When a process allocates a transparent huge page in its address space, and
then enters the kernel driver via an ioctl system call, a driver (eg.
ib_uverbs) calls the pin_user_pages_fast function to pin the process’s
virtual addresses to physical pages. Subsequently, when the process
accesses this pinned memory across NUMA nodes, triggering the system’s
NUMA balancing capability, a page fault occurs and the kernel enters
do_huge_pmd_numa_page, then it calls migrate_misplaced_transhuge_page to
migrate the transparent huge page. However, because the memory within the
huge page has been pinned by pin_user_pages_fast, numamigrate_isolate_page
returns 0. migrate_misplaced_transhuge_page proceeds to the out_fail path,
where it changes the PMD page table entry to write-protected by pte_modify.
If the process then performs a fork operation, copy_huge_pmd is invoked.
Due to the pinned memory, __split_huge_pmd is called to split the PMD page
table entry into PTE page table entries. These PTEs are also set to
write-protected. Finally, when the process writes to this memory region, a
copy-on-write (COW) operation takes place, allocating a new physical
memory page.

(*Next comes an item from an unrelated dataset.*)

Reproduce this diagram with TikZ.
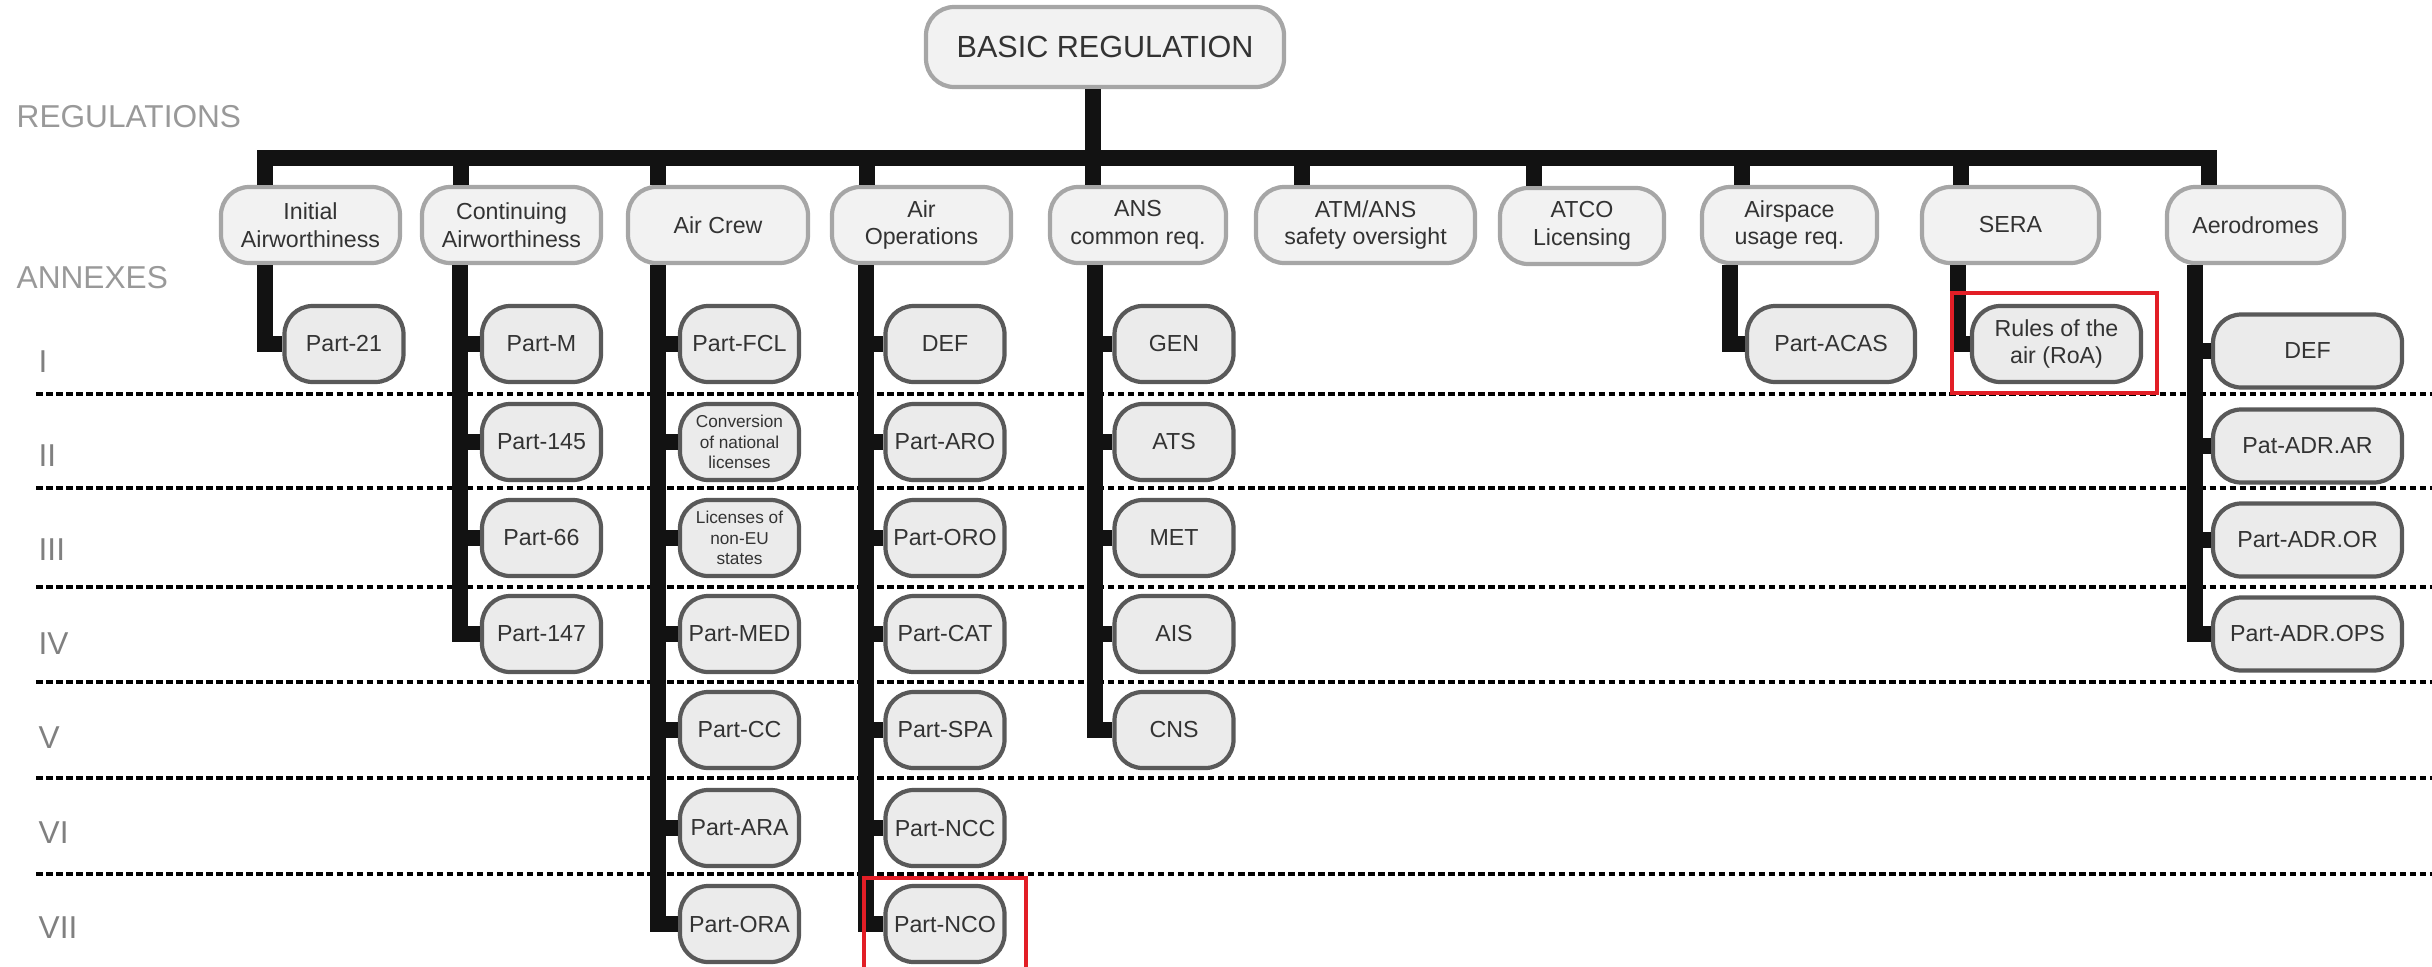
\documentclass[tikz,border=0pt]{standalone}
\usepackage{fontspec}
\setmainfont{Liberation Sans}
\usepackage{tikz}
\definecolor{framered}{RGB}{226,30,38}
\tikzset{
  regbox/.style={draw=black!35, fill=black!5, line width=1.2pt, rounded corners=8pt, inner sep=0pt,
    minimum height=0.76cm, align=center, text=black!80, font=\fontsize{6.6}{7.9}\selectfont},
  partbox/.style={regbox, draw=black!65, fill=black!8, minimum width=1.19cm},
  smalltext/.style={font=\fontsize{4.9}{5.8}\selectfont},
  bus/.style={line width=4.55pt, black!93},
  annex/.style={line width=1.1pt, dash pattern=on 1.85pt off 1pt},
  level/.style={anchor=west, inner sep=0pt, text=black!40, font=\fontsize{9}{10}\selectfont},
  redframe/.style={draw=framered, line width=1.15pt}
}
\begin{document}
\begin{tikzpicture}[x=0.1mm, y=-0.1mm]
        \useasboundingbox (0,0) rectangle (2432,966);
        \foreach \y in {394, 488, 587, 682, 778, 874} \draw[annex] (36,\y) -- (2432,\y);

        \node[level] (regs) at (16,117) {REGULATIONS};
        \node[level] (anx) at (16,278) {ANNEXES};
        \foreach \r/\y in {I/362, II/456, III/550, IV/644, V/738, VI/833, VII/928} \node[level, text=black!50] (a\r) at (38,\y) {\r};

        \node[regbox, minimum width=3.58cm, minimum height=0.80cm, font=\fontsize{8.7}{10}\selectfont] (root) at (1105,47) {BASIC REGULATION};

        \node[regbox, minimum width=1.79cm] (init) at (310.5,225) {Initial\\Airworthiness};
        \node[regbox, minimum width=1.79cm] (cont) at (511.5,225) {Continuing\\Airworthiness};
        \node[regbox, minimum width=1.80cm] (crew) at (718,225) {Air Crew};
        \node[regbox, minimum width=1.79cm] (ops) at (921.5,225) {Air\\Operations};
        \node[regbox, minimum width=1.76cm] (ans) at (1138,225) {ANS\\common req.};
        \node[regbox, minimum width=2.19cm] (atm) at (1365.5,225) {ATM/ANS\\safety oversight};
        \node[regbox, minimum width=1.64cm] (atco) at (1582,226) {ATCO\\Licensing};
        \node[regbox, minimum width=1.75cm] (asp) at (1789.5,225) {Airspace\\usage req.};
        \node[regbox, minimum width=1.77cm] (sera) at (2010.5,225) {SERA};
        \node[regbox, minimum width=1.77cm] (aero) at (2255.5,225) {Aerodromes};

        \node[partbox] (p21) at (344,344) {Part-21};
        \foreach \n/\y/\t in {pm/344/Part-M, p145/442/Part-145, p66/538/Part-66, p147/634/Part-147} \node[partbox] (\n) at (541.5,\y) {\t};
        \foreach \n/\y/\t in {fcl/344/Part-FCL, med/634/Part-MED, cc/730/Part-CC, ara/828/Part-ARA, ora/924/Part-ORA} \node[partbox] (\n) at (739.5,\y) {\t};
        \node[partbox, smalltext] (conv) at (739.5,442) {Conversion\\of national\\licenses};
        \node[partbox, smalltext] (lic) at (739.5,538) {Licenses of\\non-EU\\states};
        \foreach \n/\y/\t in {odef/344/DEF, aro/442/Part-ARO, oro/538/Part-ORO, cat/634/Part-CAT, spa/730/Part-SPA, ncc/828/Part-NCC, nco/924/Part-NCO} \node[partbox] (\n) at (945,\y) {\t};
        \foreach \n/\y/\t in {gen/344/GEN, ats/442/ATS, met/538/MET, ais/634/AIS, cns/730/CNS} \node[partbox] (\n) at (1174,\y) {\t};
        \node[partbox, minimum width=1.68cm] (acas) at (1831,344) {Part-ACAS};
        \node[partbox, minimum width=1.69cm] (roa) at (2056.5,344) {Rules of the\\air (RoA)};
        \foreach \n/\y/\t in {adef/351/DEF, adrar/446/Pat-ADR.AR, adror/540/Part-ADR.OR, adrops/634/Part-ADR.OPS} \node[partbox, minimum width=1.89cm, minimum height=0.73cm] (\n) at (2307.5,\y) {\t};

        \coordinate (bar) at (0,158);
        \coordinate (root-d) at ([xshift=-12*0.1mm]root.south);
        \foreach \n/\dx in {init/-45.5, cont/-50.5, crew/-60, ops/-54.5, ans/-45, atm/-63.5, atco/-48, asp/-47.5, sera/-49.5, aero/-46.5}
          \coordinate (\n-d) at ([xshift=\dx*0.1mm]\n.north);
        \draw[bus] (root-d) -- (root-d |- bar);
        \draw[bus, line cap=rect] (init-d |- bar) -- (aero-d |- bar);
        \foreach \n in {init, cont, crew, ops, ans, atm, atco, asp, sera, aero} \draw[bus] (\n-d |- bar) -- (\n-d);

        \foreach \n/\dx in {init/-45.5, cont/-51.5, crew/-60, ops/-55.5, ans/-43, asp/-59.5, sera/-52.5, aero/-60.5}
          \coordinate (\n-v) at ([xshift=\dx*0.1mm]\n.south);
        \foreach \n/\c in {init/p21, cont/p147, crew/ora, ops/nco, ans/cns, asp/acas, sera/roa, aero/adrops} \draw[bus] (\n-v) |- (\c.west);
        \foreach \c/\n in {pm/cont, p145/cont, p66/cont, fcl/crew, conv/crew, lic/crew, med/crew, cc/crew, ara/crew,
          odef/ops, aro/ops, oro/ops, cat/ops, spa/ops, ncc/ops, gen/ans, ats/ans, met/ans, ais/ans,
          adef/aero, adrar/aero, adror/aero} \draw[bus] (\c.west) -- (\c.west -| \n-v);

        \draw[redframe] ([shift={(-18,-11)}]roa.north west) rectangle ([shift={(14,9)}]roa.south east);
        \draw[redframe] ([shift={(-19,-6)}]nco.north west) rectangle ([shift={(19,20)}]nco.south east);
    \end{tikzpicture}
\end{document}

This breaks the binding between the process’s virtual
address and the pinned physical memory.

Here is my test code in userspace.The /dev/test_gup is provided by a
simple kerenl mod, it just help us calls pin_user_pages_fast in kernel by
passing va to ioctl, so I do not provides code of kernel mod.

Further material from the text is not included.